▶ EXERCISE TASK
Reproduce all the lines below exactly and omit the images.
►
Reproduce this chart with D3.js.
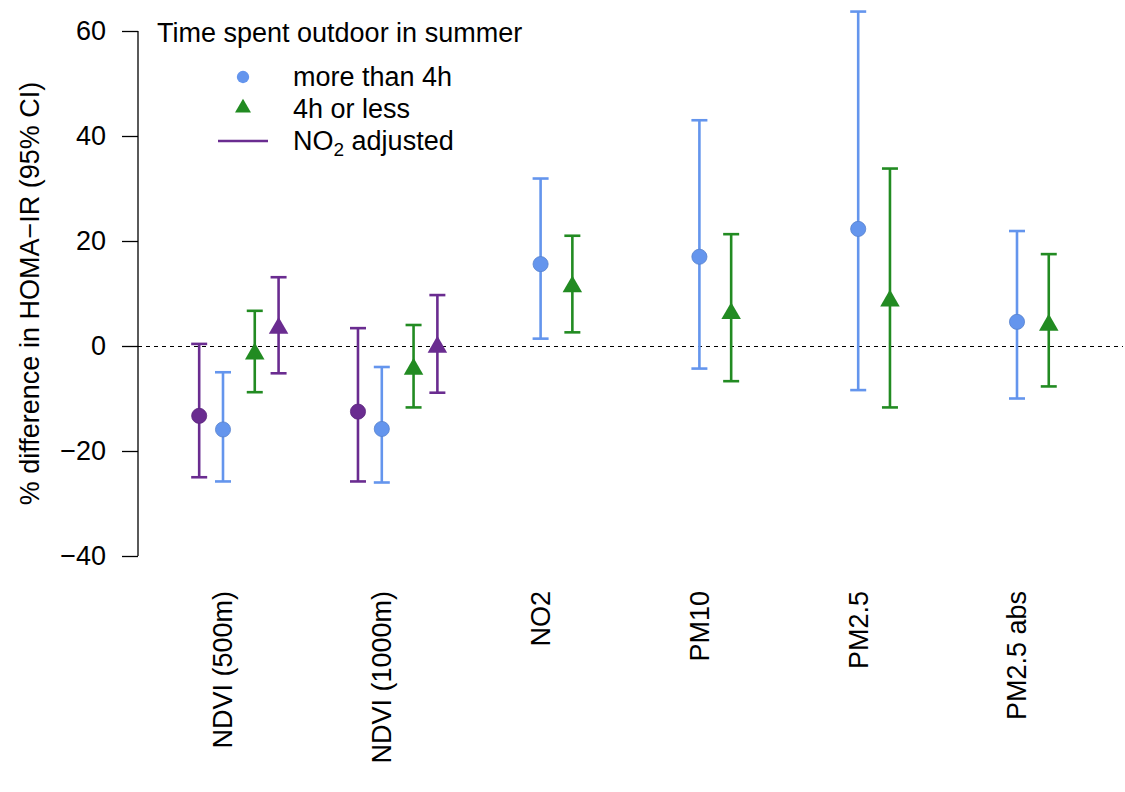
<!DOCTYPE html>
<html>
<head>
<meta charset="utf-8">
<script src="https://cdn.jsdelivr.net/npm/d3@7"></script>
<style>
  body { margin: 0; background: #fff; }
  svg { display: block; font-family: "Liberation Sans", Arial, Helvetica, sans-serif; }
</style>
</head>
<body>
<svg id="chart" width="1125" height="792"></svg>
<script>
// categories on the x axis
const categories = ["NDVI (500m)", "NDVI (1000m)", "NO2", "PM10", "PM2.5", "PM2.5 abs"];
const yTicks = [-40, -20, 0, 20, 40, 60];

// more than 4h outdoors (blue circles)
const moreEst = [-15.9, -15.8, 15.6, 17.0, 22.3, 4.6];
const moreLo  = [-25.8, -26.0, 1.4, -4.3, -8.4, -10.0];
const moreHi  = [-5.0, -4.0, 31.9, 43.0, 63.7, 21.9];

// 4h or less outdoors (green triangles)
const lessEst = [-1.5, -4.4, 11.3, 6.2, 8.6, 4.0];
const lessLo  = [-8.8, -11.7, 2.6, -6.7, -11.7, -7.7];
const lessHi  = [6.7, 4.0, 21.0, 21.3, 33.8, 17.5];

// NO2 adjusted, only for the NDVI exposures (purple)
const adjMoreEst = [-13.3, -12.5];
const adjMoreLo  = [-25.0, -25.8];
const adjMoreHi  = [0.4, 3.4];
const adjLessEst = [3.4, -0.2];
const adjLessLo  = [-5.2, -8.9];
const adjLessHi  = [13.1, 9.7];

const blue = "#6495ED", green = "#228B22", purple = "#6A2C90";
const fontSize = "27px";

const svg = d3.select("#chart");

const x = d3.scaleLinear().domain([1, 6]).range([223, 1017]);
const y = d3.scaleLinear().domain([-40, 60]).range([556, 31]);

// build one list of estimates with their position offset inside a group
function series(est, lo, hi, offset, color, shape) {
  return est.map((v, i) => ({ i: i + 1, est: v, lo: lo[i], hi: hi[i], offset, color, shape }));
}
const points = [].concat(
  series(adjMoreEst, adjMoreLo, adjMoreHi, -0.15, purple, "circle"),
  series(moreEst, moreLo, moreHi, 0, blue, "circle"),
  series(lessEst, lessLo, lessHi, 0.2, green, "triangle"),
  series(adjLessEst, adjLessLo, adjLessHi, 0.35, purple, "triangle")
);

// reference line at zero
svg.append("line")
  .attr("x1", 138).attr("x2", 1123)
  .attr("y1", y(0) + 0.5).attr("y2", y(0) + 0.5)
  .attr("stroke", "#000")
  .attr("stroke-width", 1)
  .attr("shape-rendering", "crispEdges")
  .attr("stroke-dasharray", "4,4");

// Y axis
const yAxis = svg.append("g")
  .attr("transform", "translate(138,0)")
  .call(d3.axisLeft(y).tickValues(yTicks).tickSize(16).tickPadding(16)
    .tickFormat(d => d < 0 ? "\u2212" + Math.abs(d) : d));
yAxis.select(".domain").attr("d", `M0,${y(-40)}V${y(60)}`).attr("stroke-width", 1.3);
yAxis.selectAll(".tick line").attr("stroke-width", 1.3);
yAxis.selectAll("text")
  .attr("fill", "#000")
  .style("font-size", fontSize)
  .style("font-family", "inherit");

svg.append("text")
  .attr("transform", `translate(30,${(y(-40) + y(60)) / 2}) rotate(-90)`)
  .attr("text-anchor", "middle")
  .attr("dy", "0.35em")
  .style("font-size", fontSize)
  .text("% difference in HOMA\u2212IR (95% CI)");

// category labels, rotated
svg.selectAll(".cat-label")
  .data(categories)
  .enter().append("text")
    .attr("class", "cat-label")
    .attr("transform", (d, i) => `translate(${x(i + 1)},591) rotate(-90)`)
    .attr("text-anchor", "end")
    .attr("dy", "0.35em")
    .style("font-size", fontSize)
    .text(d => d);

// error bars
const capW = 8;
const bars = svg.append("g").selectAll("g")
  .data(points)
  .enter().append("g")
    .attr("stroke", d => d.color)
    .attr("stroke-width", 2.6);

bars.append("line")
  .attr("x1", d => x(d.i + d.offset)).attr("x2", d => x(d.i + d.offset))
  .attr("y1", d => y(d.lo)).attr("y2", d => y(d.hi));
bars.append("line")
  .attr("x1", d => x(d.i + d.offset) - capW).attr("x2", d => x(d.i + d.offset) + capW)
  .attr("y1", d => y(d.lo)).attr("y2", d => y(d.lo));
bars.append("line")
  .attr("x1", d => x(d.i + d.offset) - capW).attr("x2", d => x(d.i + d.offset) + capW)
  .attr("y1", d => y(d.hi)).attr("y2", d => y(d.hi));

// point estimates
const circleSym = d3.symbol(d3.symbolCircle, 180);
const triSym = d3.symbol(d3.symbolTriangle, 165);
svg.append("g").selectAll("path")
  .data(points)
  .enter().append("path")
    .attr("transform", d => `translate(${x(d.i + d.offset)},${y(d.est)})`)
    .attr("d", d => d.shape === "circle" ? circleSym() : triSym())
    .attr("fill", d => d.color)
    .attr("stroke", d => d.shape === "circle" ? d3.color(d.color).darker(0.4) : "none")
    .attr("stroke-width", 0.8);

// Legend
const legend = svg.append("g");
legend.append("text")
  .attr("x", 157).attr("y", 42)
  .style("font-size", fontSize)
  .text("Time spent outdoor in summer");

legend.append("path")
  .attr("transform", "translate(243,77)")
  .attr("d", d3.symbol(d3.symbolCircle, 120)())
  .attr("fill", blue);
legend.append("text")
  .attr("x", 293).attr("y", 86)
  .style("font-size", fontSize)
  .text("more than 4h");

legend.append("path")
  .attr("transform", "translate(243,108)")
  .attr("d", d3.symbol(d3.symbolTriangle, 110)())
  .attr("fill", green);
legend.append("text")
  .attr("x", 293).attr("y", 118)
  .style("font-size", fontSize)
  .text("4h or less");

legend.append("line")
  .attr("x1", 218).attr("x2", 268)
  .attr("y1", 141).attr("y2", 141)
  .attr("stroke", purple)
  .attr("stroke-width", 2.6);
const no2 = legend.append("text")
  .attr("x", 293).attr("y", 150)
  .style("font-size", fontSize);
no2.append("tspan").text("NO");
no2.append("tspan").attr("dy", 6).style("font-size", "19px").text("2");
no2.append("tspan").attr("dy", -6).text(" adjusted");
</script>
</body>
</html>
◄
▶ THE COMPLETED TASK
Reproduce this chart with D3.js.
<!DOCTYPE html>
<html>
<head>
<meta charset="utf-8">
<script src="https://cdn.jsdelivr.net/npm/d3@7"></script>
<style>
  body { margin: 0; background: #fff; }
  svg { display: block; font-family: "Liberation Sans", Arial, Helvetica, sans-serif; }
</style>
</head>
<body>
<svg id="chart" width="1125" height="792"></svg>
<script>
// categories on the x axis
const categories = ["NDVI (500m)", "NDVI (1000m)", "NO2", "PM10", "PM2.5", "PM2.5 abs"];
const yTicks = [-40, -20, 0, 20, 40, 60];

// more than 4h outdoors (blue circles)
const moreEst = [-15.9, -15.8, 15.6, 17.0, 22.3, 4.6];
const moreLo  = [-25.8, -26.0, 1.4, -4.3, -8.4, -10.0];
const moreHi  = [-5.0, -4.0, 31.9, 43.0, 63.7, 21.9];

// 4h or less outdoors (green triangles)
const lessEst = [-1.5, -4.4, 11.3, 6.2, 8.6, 4.0];
const lessLo  = [-8.8, -11.7, 2.6, -6.7, -11.7, -7.7];
const lessHi  = [6.7, 4.0, 21.0, 21.3, 33.8, 17.5];

// NO2 adjusted, only for the NDVI exposures (purple)
const adjMoreEst = [-13.3, -12.5];
const adjMoreLo  = [-25.0, -25.8];
const adjMoreHi  = [0.4, 3.4];
const adjLessEst = [3.4, -0.2];
const adjLessLo  = [-5.2, -8.9];
const adjLessHi  = [13.1, 9.7];

const blue = "#6495ED", green = "#228B22", purple = "#6A2C90";
const fontSize = "27px";

const svg = d3.select("#chart");

const x = d3.scaleLinear().domain([1, 6]).range([223, 1017]);
const y = d3.scaleLinear().domain([-40, 60]).range([556, 31]);

// build one list of estimates with their position offset inside a group
function series(est, lo, hi, offset, color, shape) {
  return est.map((v, i) => ({ i: i + 1, est: v, lo: lo[i], hi: hi[i], offset, color, shape }));
}
const points = [].concat(
  series(adjMoreEst, adjMoreLo, adjMoreHi, -0.15, purple, "circle"),
  series(moreEst, moreLo, moreHi, 0, blue, "circle"),
  series(lessEst, lessLo, lessHi, 0.2, green, "triangle"),
  series(adjLessEst, adjLessLo, adjLessHi, 0.35, purple, "triangle")
);

// reference line at zero
svg.append("line")
  .attr("x1", 138).attr("x2", 1123)
  .attr("y1", y(0) + 0.5).attr("y2", y(0) + 0.5)
  .attr("stroke", "#000")
  .attr("stroke-width", 1)
  .attr("shape-rendering", "crispEdges")
  .attr("stroke-dasharray", "4,4");

// Y axis
const yAxis = svg.append("g")
  .attr("transform", "translate(138,0)")
  .call(d3.axisLeft(y).tickValues(yTicks).tickSize(16).tickPadding(16)
    .tickFormat(d => d < 0 ? "\u2212" + Math.abs(d) : d));
yAxis.select(".domain").attr("d", `M0,${y(-40)}V${y(60)}`).attr("stroke-width", 1.3);
yAxis.selectAll(".tick line").attr("stroke-width", 1.3);
yAxis.selectAll("text")
  .attr("fill", "#000")
  .style("font-size", fontSize)
  .style("font-family", "inherit");

svg.append("text")
  .attr("transform", `translate(30,${(y(-40) + y(60)) / 2}) rotate(-90)`)
  .attr("text-anchor", "middle")
  .attr("dy", "0.35em")
  .style("font-size", fontSize)
  .text("% difference in HOMA\u2212IR (95% CI)");

// category labels, rotated
svg.selectAll(".cat-label")
  .data(categories)
  .enter().append("text")
    .attr("class", "cat-label")
    .attr("transform", (d, i) => `translate(${x(i + 1)},591) rotate(-90)`)
    .attr("text-anchor", "end")
    .attr("dy", "0.35em")
    .style("font-size", fontSize)
    .text(d => d);

// error bars
const capW = 8;
const bars = svg.append("g").selectAll("g")
  .data(points)
  .enter().append("g")
    .attr("stroke", d => d.color)
    .attr("stroke-width", 2.6);

bars.append("line")
  .attr("x1", d => x(d.i + d.offset)).attr("x2", d => x(d.i + d.offset))
  .attr("y1", d => y(d.lo)).attr("y2", d => y(d.hi));
bars.append("line")
  .attr("x1", d => x(d.i + d.offset) - capW).attr("x2", d => x(d.i + d.offset) + capW)
  .attr("y1", d => y(d.lo)).attr("y2", d => y(d.lo));
bars.append("line")
  .attr("x1", d => x(d.i + d.offset) - capW).attr("x2", d => x(d.i + d.offset) + capW)
  .attr("y1", d => y(d.hi)).attr("y2", d => y(d.hi));

// point estimates
const circleSym = d3.symbol(d3.symbolCircle, 180);
const triSym = d3.symbol(d3.symbolTriangle, 165);
svg.append("g").selectAll("path")
  .data(points)
  .enter().append("path")
    .attr("transform", d => `translate(${x(d.i + d.offset)},${y(d.est)})`)
    .attr("d", d => d.shape === "circle" ? circleSym() : triSym())
    .attr("fill", d => d.color)
    .attr("stroke", d => d.shape === "circle" ? d3.color(d.color).darker(0.4) : "none")
    .attr("stroke-width", 0.8);

// Legend
const legend = svg.append("g");
legend.append("text")
  .attr("x", 157).attr("y", 42)
  .style("font-size", fontSize)
  .text("Time spent outdoor in summer");

legend.append("path")
  .attr("transform", "translate(243,77)")
  .attr("d", d3.symbol(d3.symbolCircle, 120)())
  .attr("fill", blue);
legend.append("text")
  .attr("x", 293).attr("y", 86)
  .style("font-size", fontSize)
  .text("more than 4h");

legend.append("path")
  .attr("transform", "translate(243,108)")
  .attr("d", d3.symbol(d3.symbolTriangle, 110)())
  .attr("fill", green);
legend.append("text")
  .attr("x", 293).attr("y", 118)
  .style("font-size", fontSize)
  .text("4h or less");

legend.append("line")
  .attr("x1", 218).attr("x2", 268)
  .attr("y1", 141).attr("y2", 141)
  .attr("stroke", purple)
  .attr("stroke-width", 2.6);
const no2 = legend.append("text")
  .attr("x", 293).attr("y", 150)
  .style("font-size", fontSize);
no2.append("tspan").text("NO");
no2.append("tspan").attr("dy", 6).style("font-size", "19px").text("2");
no2.append("tspan").attr("dy", -6).text(" adjusted");
</script>
</body>
</html>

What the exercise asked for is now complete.